On display for the 81th anniversary of the start of China's comprehensive defense against Japanese invasion, the exhibits serve as a reminder of the Chinese people's courageous fight against Japanese imperial troops, said Sihong Zhao, secretary-general of the American Chinese Collector's Club (ACCC) and president of the collection firm, San Francisco Han Fen Lou Wai Lou.

The plethora of exhibits include historical literature, pictures, books, photos, textbooks, letters, first-day cover stamps, envelopes and other items.

"The date of July 7 is a bitter memory of the dark days for the Chinese people because it was on this very day that the Japanese aggressors launched a full-scale invasion of China by plotting the Lugou Bridge Incident, or better known as the Marco Polo Bridge Incident in the West, on July 7, 1937," she said.

The Japanese aggression aroused sympathy and the spirit of patriotism among overseas Chinese in San Francisco on the U.S. west coast, who volunteered to make every effort to support their Chinese compatriots in the fight against Japanese aggression, Zhao said.

Among the exhibits is an unforgettable piece of test paper by a San Francisco primary school six-year grader, who wrote a short essay, On Patriotism, to condemn the barbarous Japanese bombing of the Chinese people.

The kid wrote that it was hoped that donations worth a bowl of rice could be saved among the overseas Chinese community to buy more clothes, wound dressings and other necessities for the Chinese people in their hard struggle against the invading Japanese troops.

Another special item on display is a black vinyl disc that recorded an album entitled Cheel Lai (Arise!), in which famous black singer Paul Robeson sang a song at a 1941 open-space concert in New York.

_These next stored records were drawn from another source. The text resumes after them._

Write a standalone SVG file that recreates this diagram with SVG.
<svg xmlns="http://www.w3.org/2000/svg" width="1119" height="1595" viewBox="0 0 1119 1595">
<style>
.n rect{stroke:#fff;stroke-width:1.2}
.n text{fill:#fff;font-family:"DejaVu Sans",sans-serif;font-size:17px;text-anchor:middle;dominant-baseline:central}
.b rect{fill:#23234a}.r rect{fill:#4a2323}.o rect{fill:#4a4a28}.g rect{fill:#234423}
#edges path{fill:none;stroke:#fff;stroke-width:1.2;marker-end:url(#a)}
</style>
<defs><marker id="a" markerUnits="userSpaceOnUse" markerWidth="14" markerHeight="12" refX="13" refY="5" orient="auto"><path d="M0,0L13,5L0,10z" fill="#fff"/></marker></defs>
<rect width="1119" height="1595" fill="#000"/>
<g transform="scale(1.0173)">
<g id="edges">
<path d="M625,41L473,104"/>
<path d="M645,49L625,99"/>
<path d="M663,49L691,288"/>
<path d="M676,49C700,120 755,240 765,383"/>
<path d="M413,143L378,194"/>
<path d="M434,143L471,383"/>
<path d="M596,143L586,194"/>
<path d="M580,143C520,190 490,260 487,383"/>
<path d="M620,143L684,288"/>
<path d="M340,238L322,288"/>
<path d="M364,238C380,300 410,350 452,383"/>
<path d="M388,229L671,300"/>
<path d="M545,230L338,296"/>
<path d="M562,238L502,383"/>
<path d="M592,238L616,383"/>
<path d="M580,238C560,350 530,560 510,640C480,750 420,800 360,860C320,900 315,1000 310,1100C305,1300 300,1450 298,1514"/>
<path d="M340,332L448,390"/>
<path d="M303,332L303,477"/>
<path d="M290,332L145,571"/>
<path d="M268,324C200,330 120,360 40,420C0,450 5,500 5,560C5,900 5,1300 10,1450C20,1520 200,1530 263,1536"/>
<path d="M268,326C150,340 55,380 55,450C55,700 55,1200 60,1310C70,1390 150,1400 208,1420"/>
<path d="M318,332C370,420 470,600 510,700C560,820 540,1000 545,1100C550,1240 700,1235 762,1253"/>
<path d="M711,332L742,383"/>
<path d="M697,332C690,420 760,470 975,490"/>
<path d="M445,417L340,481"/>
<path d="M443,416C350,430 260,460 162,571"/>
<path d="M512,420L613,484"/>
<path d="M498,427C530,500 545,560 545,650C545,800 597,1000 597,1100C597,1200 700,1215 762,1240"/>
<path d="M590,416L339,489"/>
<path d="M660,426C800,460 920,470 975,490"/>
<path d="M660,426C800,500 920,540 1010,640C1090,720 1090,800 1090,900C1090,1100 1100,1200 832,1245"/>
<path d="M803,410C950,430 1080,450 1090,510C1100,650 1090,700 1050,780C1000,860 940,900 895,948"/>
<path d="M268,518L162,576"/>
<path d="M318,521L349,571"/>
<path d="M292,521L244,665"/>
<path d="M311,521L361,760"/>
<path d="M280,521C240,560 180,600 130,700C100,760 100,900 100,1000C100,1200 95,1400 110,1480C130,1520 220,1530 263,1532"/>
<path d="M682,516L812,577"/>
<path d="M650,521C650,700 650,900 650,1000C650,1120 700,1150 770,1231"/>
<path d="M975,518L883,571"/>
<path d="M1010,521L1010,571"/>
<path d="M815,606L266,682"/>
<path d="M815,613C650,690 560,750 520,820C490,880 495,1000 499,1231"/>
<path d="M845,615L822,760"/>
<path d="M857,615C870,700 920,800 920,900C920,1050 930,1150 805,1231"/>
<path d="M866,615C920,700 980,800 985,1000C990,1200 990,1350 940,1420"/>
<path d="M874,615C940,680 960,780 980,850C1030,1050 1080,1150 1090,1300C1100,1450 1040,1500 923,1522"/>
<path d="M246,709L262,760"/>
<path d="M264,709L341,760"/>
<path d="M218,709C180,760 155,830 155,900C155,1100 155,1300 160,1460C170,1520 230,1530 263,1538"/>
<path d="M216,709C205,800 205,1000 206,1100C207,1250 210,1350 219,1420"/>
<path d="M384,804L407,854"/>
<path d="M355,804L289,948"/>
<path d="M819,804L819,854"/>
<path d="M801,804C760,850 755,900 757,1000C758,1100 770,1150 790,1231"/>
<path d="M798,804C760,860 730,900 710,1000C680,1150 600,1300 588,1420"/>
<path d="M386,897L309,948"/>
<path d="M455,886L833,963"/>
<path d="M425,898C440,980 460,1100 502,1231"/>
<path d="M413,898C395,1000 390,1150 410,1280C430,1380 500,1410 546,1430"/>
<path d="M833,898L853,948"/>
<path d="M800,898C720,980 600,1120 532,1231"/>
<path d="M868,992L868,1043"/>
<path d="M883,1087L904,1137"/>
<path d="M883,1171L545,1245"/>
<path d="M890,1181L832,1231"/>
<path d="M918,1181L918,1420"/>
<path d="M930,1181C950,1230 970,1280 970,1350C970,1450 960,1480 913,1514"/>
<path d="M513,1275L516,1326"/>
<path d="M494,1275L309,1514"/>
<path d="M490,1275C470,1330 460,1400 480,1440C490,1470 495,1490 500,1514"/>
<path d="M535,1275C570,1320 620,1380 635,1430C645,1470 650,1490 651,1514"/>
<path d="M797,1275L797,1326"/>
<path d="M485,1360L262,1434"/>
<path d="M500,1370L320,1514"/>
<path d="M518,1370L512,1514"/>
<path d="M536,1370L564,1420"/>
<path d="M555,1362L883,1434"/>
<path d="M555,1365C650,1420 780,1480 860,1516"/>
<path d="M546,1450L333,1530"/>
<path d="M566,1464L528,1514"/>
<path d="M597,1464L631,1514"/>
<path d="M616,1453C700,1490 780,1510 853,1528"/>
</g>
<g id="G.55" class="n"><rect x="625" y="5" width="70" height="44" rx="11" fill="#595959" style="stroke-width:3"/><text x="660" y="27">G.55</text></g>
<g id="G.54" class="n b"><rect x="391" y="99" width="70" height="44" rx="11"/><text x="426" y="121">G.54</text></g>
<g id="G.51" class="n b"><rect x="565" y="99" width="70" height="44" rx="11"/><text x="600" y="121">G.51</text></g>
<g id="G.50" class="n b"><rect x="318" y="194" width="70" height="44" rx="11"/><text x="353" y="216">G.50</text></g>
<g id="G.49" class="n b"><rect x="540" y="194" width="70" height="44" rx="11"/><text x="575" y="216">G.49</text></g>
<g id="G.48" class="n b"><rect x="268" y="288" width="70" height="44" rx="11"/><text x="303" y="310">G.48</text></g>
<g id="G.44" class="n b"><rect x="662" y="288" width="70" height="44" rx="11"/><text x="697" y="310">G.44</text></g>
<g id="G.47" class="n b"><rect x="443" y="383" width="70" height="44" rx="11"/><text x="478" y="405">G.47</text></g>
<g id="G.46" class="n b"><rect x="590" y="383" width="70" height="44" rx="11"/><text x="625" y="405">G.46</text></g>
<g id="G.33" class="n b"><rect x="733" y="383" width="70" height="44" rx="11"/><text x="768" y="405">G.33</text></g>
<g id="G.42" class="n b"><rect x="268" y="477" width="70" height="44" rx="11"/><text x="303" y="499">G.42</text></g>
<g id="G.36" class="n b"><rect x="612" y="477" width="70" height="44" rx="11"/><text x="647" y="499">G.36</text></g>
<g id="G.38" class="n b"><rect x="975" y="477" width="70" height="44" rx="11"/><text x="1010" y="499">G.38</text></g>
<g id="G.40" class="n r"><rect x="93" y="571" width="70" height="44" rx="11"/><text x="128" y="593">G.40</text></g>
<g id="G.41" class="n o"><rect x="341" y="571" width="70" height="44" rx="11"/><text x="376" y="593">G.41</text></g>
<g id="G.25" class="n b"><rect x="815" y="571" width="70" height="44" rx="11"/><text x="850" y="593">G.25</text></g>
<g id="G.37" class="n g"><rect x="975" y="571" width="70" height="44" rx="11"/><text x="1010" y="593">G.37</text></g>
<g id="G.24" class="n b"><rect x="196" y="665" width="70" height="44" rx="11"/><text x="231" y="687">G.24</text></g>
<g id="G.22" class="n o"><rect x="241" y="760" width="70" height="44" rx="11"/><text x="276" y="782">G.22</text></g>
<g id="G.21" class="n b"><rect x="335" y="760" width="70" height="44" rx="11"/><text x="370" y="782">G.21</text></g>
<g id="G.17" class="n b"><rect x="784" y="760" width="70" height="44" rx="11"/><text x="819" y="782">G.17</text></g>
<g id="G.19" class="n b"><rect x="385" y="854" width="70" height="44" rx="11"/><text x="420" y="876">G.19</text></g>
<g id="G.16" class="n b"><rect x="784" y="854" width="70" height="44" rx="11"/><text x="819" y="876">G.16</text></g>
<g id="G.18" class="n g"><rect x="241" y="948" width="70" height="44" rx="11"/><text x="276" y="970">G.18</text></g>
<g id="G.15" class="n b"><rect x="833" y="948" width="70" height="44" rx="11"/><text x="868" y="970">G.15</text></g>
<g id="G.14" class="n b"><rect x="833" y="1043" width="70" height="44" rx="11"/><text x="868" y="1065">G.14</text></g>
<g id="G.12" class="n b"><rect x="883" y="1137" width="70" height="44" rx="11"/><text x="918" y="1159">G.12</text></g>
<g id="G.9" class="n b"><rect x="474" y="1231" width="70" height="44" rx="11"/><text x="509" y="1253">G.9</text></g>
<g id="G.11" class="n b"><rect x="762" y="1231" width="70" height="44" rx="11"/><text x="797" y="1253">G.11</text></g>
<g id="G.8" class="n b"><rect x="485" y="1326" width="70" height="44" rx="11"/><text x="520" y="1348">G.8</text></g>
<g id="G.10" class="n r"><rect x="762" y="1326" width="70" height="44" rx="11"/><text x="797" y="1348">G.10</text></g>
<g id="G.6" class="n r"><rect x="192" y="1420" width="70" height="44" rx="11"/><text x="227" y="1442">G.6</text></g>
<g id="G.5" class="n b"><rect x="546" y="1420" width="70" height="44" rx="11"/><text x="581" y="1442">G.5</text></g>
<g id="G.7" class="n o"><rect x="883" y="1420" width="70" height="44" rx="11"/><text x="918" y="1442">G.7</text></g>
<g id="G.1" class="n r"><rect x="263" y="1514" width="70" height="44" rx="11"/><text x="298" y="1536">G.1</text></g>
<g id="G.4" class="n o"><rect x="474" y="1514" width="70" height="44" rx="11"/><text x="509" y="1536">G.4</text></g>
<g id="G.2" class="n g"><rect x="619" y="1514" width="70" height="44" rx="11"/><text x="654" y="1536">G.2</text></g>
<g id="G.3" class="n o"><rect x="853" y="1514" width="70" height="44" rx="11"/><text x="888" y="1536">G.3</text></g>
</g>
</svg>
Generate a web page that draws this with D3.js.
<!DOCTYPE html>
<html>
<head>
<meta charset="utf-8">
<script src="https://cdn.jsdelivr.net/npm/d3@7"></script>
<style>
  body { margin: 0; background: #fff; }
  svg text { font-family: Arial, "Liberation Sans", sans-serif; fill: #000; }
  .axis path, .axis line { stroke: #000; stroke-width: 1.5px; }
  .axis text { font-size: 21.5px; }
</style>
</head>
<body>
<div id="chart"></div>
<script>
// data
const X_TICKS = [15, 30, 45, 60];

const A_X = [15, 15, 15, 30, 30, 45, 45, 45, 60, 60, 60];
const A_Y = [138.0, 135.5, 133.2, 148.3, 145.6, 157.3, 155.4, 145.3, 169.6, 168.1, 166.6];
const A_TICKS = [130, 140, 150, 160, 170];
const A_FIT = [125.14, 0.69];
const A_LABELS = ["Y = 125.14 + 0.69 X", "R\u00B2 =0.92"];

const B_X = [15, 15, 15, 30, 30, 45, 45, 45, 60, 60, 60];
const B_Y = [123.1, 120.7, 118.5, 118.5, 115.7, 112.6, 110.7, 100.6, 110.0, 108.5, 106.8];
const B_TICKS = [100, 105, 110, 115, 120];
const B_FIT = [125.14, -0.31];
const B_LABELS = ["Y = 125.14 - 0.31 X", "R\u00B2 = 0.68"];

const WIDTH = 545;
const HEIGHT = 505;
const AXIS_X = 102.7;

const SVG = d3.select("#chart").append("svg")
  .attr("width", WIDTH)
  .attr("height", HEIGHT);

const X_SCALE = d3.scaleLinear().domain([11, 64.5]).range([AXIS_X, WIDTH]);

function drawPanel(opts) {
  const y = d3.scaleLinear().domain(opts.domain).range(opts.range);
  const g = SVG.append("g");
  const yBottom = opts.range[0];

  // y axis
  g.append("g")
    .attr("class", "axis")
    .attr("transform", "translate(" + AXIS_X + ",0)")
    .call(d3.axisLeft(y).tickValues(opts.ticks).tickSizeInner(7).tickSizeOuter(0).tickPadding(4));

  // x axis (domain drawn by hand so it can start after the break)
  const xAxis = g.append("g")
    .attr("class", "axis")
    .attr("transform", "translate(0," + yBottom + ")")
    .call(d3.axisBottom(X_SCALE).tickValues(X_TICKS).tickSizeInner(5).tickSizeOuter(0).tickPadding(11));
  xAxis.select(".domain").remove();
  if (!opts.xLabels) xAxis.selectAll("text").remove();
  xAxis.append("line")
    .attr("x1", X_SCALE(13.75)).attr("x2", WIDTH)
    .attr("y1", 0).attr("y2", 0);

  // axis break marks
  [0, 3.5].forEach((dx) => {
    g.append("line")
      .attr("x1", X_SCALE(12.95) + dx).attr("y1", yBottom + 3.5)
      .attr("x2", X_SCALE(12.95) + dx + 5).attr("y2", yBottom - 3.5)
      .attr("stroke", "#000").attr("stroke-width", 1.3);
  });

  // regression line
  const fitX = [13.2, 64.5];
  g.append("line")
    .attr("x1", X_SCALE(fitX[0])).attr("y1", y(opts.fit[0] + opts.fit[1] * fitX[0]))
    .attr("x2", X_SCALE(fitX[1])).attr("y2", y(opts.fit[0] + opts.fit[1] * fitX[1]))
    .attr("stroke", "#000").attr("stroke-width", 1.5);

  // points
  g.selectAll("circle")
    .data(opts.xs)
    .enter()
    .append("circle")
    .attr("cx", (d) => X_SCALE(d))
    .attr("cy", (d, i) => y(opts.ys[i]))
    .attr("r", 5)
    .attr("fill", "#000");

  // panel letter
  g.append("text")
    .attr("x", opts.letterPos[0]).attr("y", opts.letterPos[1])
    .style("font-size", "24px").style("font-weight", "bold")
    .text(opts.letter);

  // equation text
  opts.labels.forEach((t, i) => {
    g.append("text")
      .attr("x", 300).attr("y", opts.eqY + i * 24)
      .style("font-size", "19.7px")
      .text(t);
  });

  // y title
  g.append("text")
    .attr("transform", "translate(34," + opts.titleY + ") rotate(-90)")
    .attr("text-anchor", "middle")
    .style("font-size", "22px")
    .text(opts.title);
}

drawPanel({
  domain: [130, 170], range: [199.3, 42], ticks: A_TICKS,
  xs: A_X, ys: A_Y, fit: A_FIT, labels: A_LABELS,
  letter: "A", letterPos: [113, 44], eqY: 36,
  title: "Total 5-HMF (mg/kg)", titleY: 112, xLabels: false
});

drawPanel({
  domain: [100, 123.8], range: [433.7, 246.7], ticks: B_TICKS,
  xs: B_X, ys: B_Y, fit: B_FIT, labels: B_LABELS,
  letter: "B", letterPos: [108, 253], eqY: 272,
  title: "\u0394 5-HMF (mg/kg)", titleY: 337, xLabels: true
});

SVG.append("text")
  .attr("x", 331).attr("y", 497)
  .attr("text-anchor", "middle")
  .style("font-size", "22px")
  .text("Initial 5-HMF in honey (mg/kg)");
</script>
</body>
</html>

The song was later adapted as the national anthem of the People's Republic of China founded in 1949.

"All these cultural relics are a true account of the joint endeavors of the overseas Chinese who stood up to oppose the Japanese aggression during WWII," Zhao said.

She said she and her colleagues have worked hard to collect valuable artifacts and relics from auction firms and flea markets that are related to stories about Chinese people's anti-Japanese aggression.

Over the past 12 years, Zhao and her team have collected more than 5,000 artifacts, usually with their own money, which they then donated to museums or libraries in China, such as the National Museum of China and the Museum of the War of Chinese People's Resistance Against Japanese Aggression.